Clearly, implementing the landscape approach is fraught with technical dificulties. For example, high transaction costs and investment risks appear to be major barriers to establishing carbon concessions across large, heterogeneous regions (Carlson and Curran in ERL 4 (2009) 031003 (3pp)). Identifying who should receive compensation as well as negotiating transparent and effective payment arrangements, is at best challenging especially with ambiguous land use rights and government jurisdiction in Indonesia.

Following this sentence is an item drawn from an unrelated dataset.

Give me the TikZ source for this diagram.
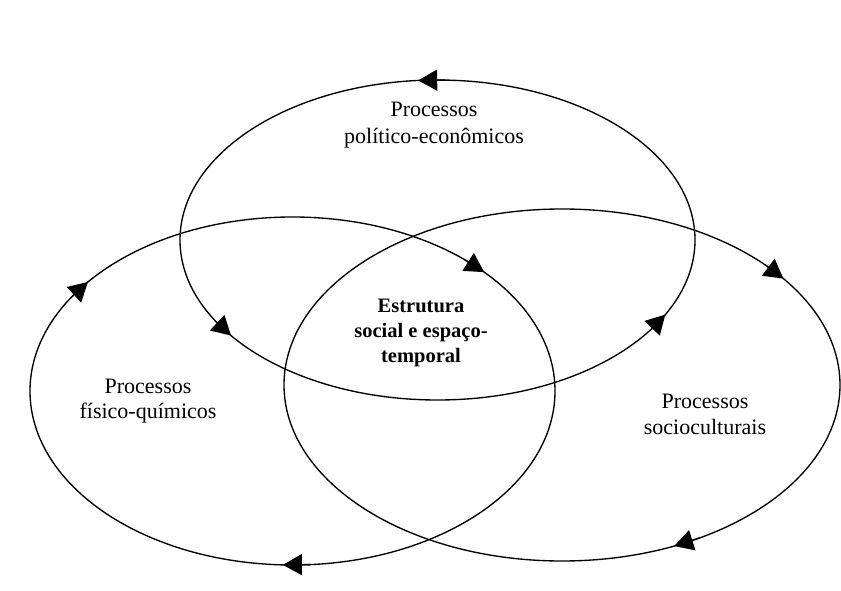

Perhaps, a fatal flaw in the potential implementation of the landscape conservation approach is that carbon offset prices may have trouble competing with prices of agricultural commodities, for example palm oil. Demand for agricultural products won’t go away.
 I wrote to Dorjee Sun, CEO of Carbon Conservation on 27 October 2009. He replied the following day: “Hey Chris, am traveling can u give me a few days to revert?” I asked him to reply by 6 November 2009, if possible. On 10 November 2009, I received an email from Ralph Strebel at Carbon Conservation:
“Thank you for your questions about the Ulu Masen Ecosystem Avoided Deforestation Project. I have just recently returned from Aceh province. It came to my attention there that you had been in touch with other project stakeholders who when notes were compared, had received the same set of questions. It is my further understanding that those questions have been answered or are being answered as FFI is responding.”
I replied the following day (with a copy to Dorjee Sun), pointing out that two of my questions were specifically for Dorjee Sun, or someone else at Carbon Conservation to answer. That was three months ago. I’m still waiting for Carbon Conservation’s response.
Here, for the record, are the questions for Carbon Conservation:
1. To avoid runaway climate change, we need to stop burning fossil fuels AND stop deforestation. Selling forest carbon credits might protect the forests but it will guarantee that an equivalent amount of fossil fuel will be burned somewhere else. Industry is therefore allowed to continue business as usual, rather than making the necessary changes away from burning fossil fuels. How do you respond to this argument?
2. In April 2008, you were reported by ABC as saying that “the forest will be guarded by 1000 heavily-armed former Free Aceh rebels”. Is it true that the forest will be guarded by heavily-armed guards? Against whom are they guarding the forest?